Very generous offer, Julie. Up here in the Pacific Northwest I may have a chance to pitch to a representative from the Donners company, as they visit Seattle for a Northwest Screenwriting Guild event next Friday and Saturday.

Last time I pitched to a representative from Village Roadshow I got ripped for dressing up in constume. (All I wanted to do was make an impression) That backfired on me too.

I'm not a very good pitcher. Wish I was better at it. Never got a request for a read based on a pitch I deliverd. This especially hurt serveral years back when I pitched to a representative from Lynda Obst's company.

Still, (sigh) I'm going to continue to work at my pitching prowess. It's just funny that a high social event is required of people who are TYPICALLY introspective and shy in nature. O well, gold rules. I ain't got the gold, so I'm left to function in a system of those who do.

Thanks for putting yourself out there, and being willing to help writers out. You're one of my heros Julie.

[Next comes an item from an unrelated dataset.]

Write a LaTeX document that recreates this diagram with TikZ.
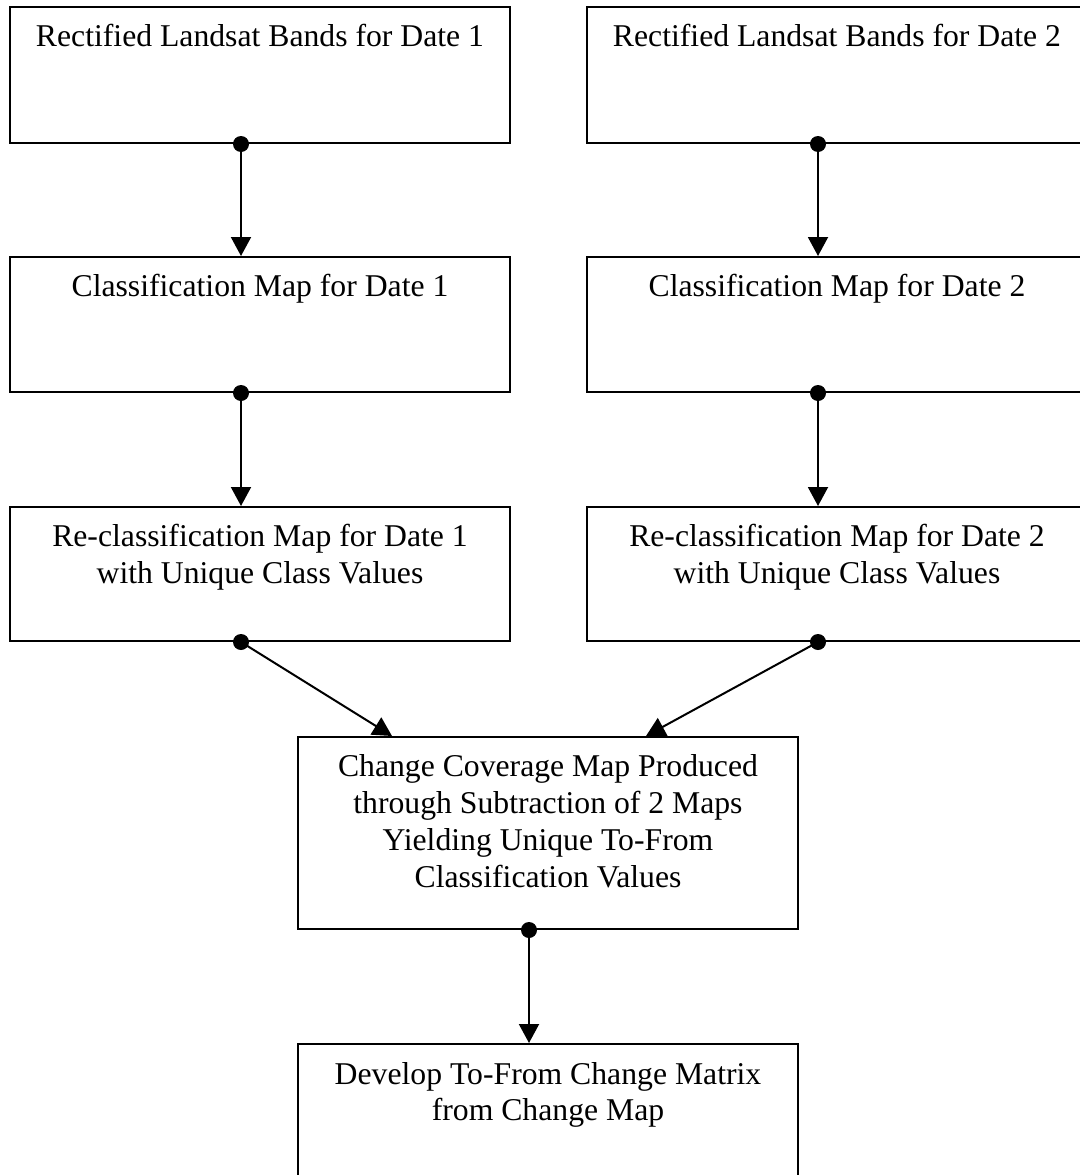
\documentclass[tikz,border=0pt]{standalone}
\usepackage{fontspec}
\setmainfont{Liberation Serif}
\usetikzlibrary{calc,arrows.meta}
\newcommand{\steptext}[2]{\parbox[t][#1][t]{500pt}{\centering
  \fontsize{31.7pt}{36.7pt}\selectfont\vspace*{14.3pt}\strut#2}}

\begin{document}
\begin{tikzpicture}[x=1pt,y=1pt,
    stepbox/.style={draw,line width=2pt,inner sep=0pt,anchor=north west},
    flow/.style={line width=2pt,-{Triangle[width=20pt,length=19pt]}}]
  \useasboundingbox (0,0) rectangle (1079,-1175);
  \node[stepbox] (land1) at (9,-6) {\steptext{136pt}{Rectified Landsat Bands for Date 1}};
  \node[stepbox] (land2) at (586,-6) {\steptext{136pt}{Rectified Landsat Bands for Date 2}};
  \node[stepbox] (class1) at (9,-256) {\steptext{135pt}{Classification Map for Date 1}};
  \node[stepbox] (class2) at (586,-256) {\steptext{135pt}{Classification Map for Date 2}};
  \node[stepbox] (recl1) at (9,-506) {\steptext{134pt}{Re-classification Map for Date 1\\
    with Unique Class Values}};
  \node[stepbox] (recl2) at (586,-506) {\steptext{134pt}{Re-classification Map for Date 2\\
    with Unique Class Values}};
  \node[stepbox] (change) at (297,-736) {\steptext{192pt}{Change Coverage Map Produced\\
    through Subtraction of 2 Maps\\ Yielding Unique To-From\\ Classification Values}};
  \node[stepbox] (matrix) at (297,-1043) {\steptext{136pt}{Develop To-From Change Matrix\\
    from Change Map}};
  \foreach \b in {land1,land2,class1,class2,recl1,recl2,change}
    \coordinate (\b-dot) at ($(\b.south)+(-19,0)$);
  \draw[flow] (land1-dot) -- (land1-dot |- class1.north);
  \draw[flow] (land2-dot) -- (land2-dot |- class2.north);
  \draw[flow] (class1-dot) -- (class1-dot |- recl1.north);
  \draw[flow] (class2-dot) -- (class2-dot |- recl2.north);
  \draw[flow] (recl1-dot) -- ($(change.north west)+(95,0)$);
  \draw[flow] (recl2-dot) -- ($(change.north west)+(349,0)$);
  \draw[flow] (change-dot) -- (change-dot |- matrix.north);
  \foreach \b in {land1,land2,class1,class2,recl1,recl2,change}
    \fill (\b-dot) circle (8pt);
\end{tikzpicture}
\end{document}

- E.C. Henry from Bonney Lake, WA

Anonymous said...

I am the worst pitch writer in the world, certainly in North America anyway. I absolutely suck at it--and I've had 4 movies made in the past 12 years and another 3 or 4 sales (sold one for which I've yet to get paid)...and if I have (okay, I have) a weakness, it's pitching. I'm not an orator, I'm not a talker, and I sure as hell am not a "speaker" (I failed speech class in college 4 times before the instructor took pity on me and suggested I take the class P/F and passed me just to get rid of me). I know my story inside out, upside down, backwards, forwards, sideways...but make me pitch it in five minutes, I'd rather kill myself.

Being able to pitch is the toughest five minutes of your life. It's hell. or worse.